A 48-year-old drink driver who was convicted after a trial has been handed a suspended sentence and three year ban.
Stewart Gray was also ordered to pay £3,310 prosecution costs, due to a trial being necessary.
Gray was more than twice the drink-drive limit when police spoke to him in a car park in Santon.
Magistrates also ordered him to take an extended driving test at the end of his ban and complete a drink-driving rehabilitation course.
Prosecuting advocate Barry Swain told the court that an off-duty police officer saw Gray driving a Hyundai Corner on June 9, at 4am.
He described the defendant’s vehicle as wandering across the carriageway and nearly colliding with a kerb.
He followed Gray to a car park at Murray’s Motorcycle Museum where he parked.
The off-duty officer called for assistance and uniformed officers arrived.
The defendant was described as slurring his words and smelling of alcohol, and was asked to take a breathalyser test.
He then pulled out a hip flask and said: ‘Is this where the hip flask comes in?
‘I know I’m going to fail this.’
The test showed as above the legal alcohol limit and Gray added: ‘I told you so.’
He was subsequently arrested and taken to police headquarters, where a further test was taken and produced a reading of 80, more than twice the legal limit of 35.
In court, Gray pleaded not guilty to drink-driving and a summary court trial was held where he was found guilty.
Defence advocate Laurence Vaughan-Williams said that Gray had been involved in a row with his wife, so had decided to drive his car to the Fairy Bridge.

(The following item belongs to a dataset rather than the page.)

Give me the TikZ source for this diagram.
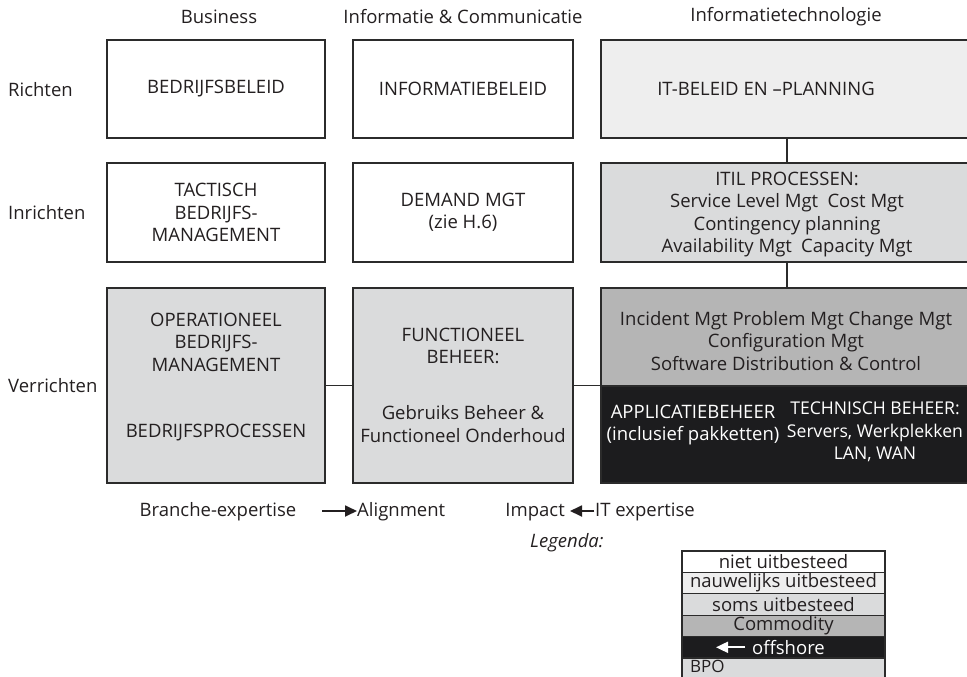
\documentclass[tikz,border=0pt]{standalone}
\usepackage{fontspec}
\setmainfont{Open Sans}
\usetikzlibrary{arrows.meta}
\definecolor{ink}{HTML}{231F20}
\definecolor{edge}{HTML}{2B2B2B}
\definecolor{palegray}{HTML}{EEEEEE}
\definecolor{lightgray}{HTML}{DADBDC}
\definecolor{midgray}{HTML}{B5B5B5}
\definecolor{nearblack}{HTML}{1C1C1E}

\begin{document}
\begin{tikzpicture}[x=1pt,y=-1pt,
  box/.style={draw=edge, line width=1.6pt, anchor=north west, inner sep=0pt, outer sep=0pt},
  txt/.style={text=ink, font=\fontsize{18.5}{22.5}\selectfont, align=center, inner sep=0pt},
  link/.style={draw=edge, line width=1.4pt},
  legrow/.style={draw=edge, line width=1.3pt, anchor=north west, inner sep=0pt, outer sep=0pt,
    minimum width=203pt, minimum height=21.4pt, text=ink,
    font=\fontsize{18.5}{20}\selectfont},
  pointer/.style={line width=1.8pt, -{Triangle[length=12pt,width=11pt]}},
]
\useasboundingbox (0,0) rectangle (967,677);
\clip (0,0) rectangle (967,677);

% column headings
\node[txt] (hbus) at (219,17) {Business};
\node[txt] (hinf) at (463,17) {Informatie \& Communicatie};
\node[txt] (hit)  at (786,17) {Informatietechnologie};

% row headings
\node[txt, anchor=west] (rrich) at (8,90)  {Richten};
\node[txt, anchor=west] (rinr)  at (8,213) {Inrichten};
\node[txt, anchor=west] (rverr) at (8,386) {Verrichten};

% row 1: richten
\node[box, fill=white, minimum width=218pt, minimum height=98pt] (b11) at (107,40) {};
\node[box, fill=white, minimum width=220pt, minimum height=98pt] (b12) at (353,40) {};
\node[box, fill=palegray, minimum width=372pt, minimum height=98pt] (b13) at (601,40) {};
\node[txt] (t11) at (b11.center) {BEDRIJFSBELEID};
\node[txt] (t12) at (b12.center) {INFORMATIEBELEID};
\node[txt] (t13) at (766,89) {IT-BELEID EN –PLANNING};

% row 2: inrichten
\node[box, fill=white, minimum width=218pt, minimum height=99pt] (b21) at (107,163) {};
\node[box, fill=white, minimum width=220pt, minimum height=99pt] (b22) at (353,163) {};
\node[box, fill=lightgray, minimum width=372pt, minimum height=99pt] (b23) at (601,163) {};
\node[txt] (t21) at (b21.center) {TACTISCH\\BEDRIJFS-\\MANAGEMENT};
\node[txt] (t22) at (b22.center) {DEMAND MGT\\(zie H.6)};
\node[txt] (t23) at ([yshift=-2pt]b23.center) {ITIL PROCESSEN:\\Service Level Mgt\enspace Cost Mgt\\Contingency planning\\Availability Mgt\enspace Capacity Mgt};

% row 3: verrichten
\node[box, fill=lightgray, minimum width=218pt, minimum height=195pt] (b31) at (107,288) {};
\node[box, fill=lightgray, minimum width=220pt, minimum height=195pt] (b32) at (353,288) {};
\node[box, fill=midgray, minimum width=372pt, minimum height=98pt] (b33) at (601,288) {};
\node[box, fill=nearblack, minimum width=372pt, minimum height=97pt] (b34) at (601,386) {};
\node[txt] (t31a) at (216,342) {OPERATIONEEL\\BEDRIJFS-\\MANAGEMENT};
\node[txt] (t31b) at (216,433) {BEDRIJFSPROCESSEN};
\node[txt] (t32a) at (463,346) {FUNCTIONEEL\\BEHEER:};
\node[txt] (t32b) at (463,424) {Gebruiks Beheer \&\\Functioneel Onderhoud};
\node[txt] (t33) at (786,341) {Incident Mgt Problem Mgt Change Mgt\\Configuration Mgt\\Software Distribution \& Control};
\node[txt, text=white] (t34a) at (693,425) {APPLICATIEBEHEER\\(inclusief pakketten)};
\node[txt, text=white, anchor=north, font=\fontsize{17.6}{22.5}\selectfont] (t34b) at (875,402) {TECHNISCH BEHEER:\\Servers, Werkplekken\\LAN, WAN};

% connectors
\draw[link] (b13.south) -- (b23.north);
\draw[link] (b23.south) -- (b33.north);
\draw[link] (b31.east) -- (b32.west);
\draw[link] (b32.east) -- (b32.east -| b34.west);

% bottom line with arrows
\node[txt] (branche) at (218,512) {Branche-expertise};
\node[txt, anchor=west] (align) at (357,512) {Alignment};
\coordinate (alstart) at (322,511);
\draw[pointer, draw=ink, fill=ink] (alstart) -- (alstart -| align.west);
\node[txt, anchor=east] (impact) at (565,512) {Impact};
\node[txt, anchor=west] (itexp) at (595,512) {IT expertise};
\coordinate (itstart) at (594,511);
\draw[pointer, draw=ink, fill=ink] (itstart) -- ([xshift=5pt]itstart -| impact.east);

% legend
\node[txt, anchor=west, font=\fontsize{18.5}{22.5}\selectfont\itshape] (legenda) at (530,543) {Legenda:};
\node[legrow, fill=white]     (l1) at (682,551)   {niet uitbesteed};
\node[legrow, fill=palegray]  (l2) at (682,572.4) {nauwelijks uitbesteed};
\node[legrow, fill=lightgray] (l3) at (682,593.8) {soms uitbesteed};
\node[legrow, fill=midgray]   (l4) at (682,615.2) {Commodity};
\node[legrow, fill=nearblack] (l5) at (682,636.6) {};
\node[legrow, fill=lightgray] (l6) at (682,658)   {};
\node[txt, text=white, anchor=west, font=\fontsize{18.5}{20}\selectfont] (offsh) at (752,647.3) {offshore};
\coordinate (offstart) at (745,647.3);
\draw[pointer, draw=white, fill=white] (offstart) -- (716,647.3);
\node[txt, anchor=west, font=\fontsize{17}{20}\selectfont] (bpo) at (690,666.5) {BPO};
\end{tikzpicture}
\end{document}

He said he had then decided to ‘bed down’ for the night in his car in the museum car park.
Mr Vaughan-Williams said that Gray had not believed he was over the limit and had claimed that he had just had a drink from his hip flask while parked.
The advocate said that this was known as ‘a hip flask defence’, but unfortunately expert evidence had not supported it.
Mr Vaughan-Williams said that there may have been an element of self-deception, whereby defendants deny any opposing evidence and convince themselves they are innocent.
The advocate said that the inevitable driving ban would have a devastating effect upon his client as he was wheelchair-bound and his wife could not drive.
Magistrates sentenced Gray to three months’ custody, suspended for 12 months, and also made him the subject of a three-month suspended sentence supervision order.
He will pay the prosecution costs at a rate of £10 per week, deducted from benefits.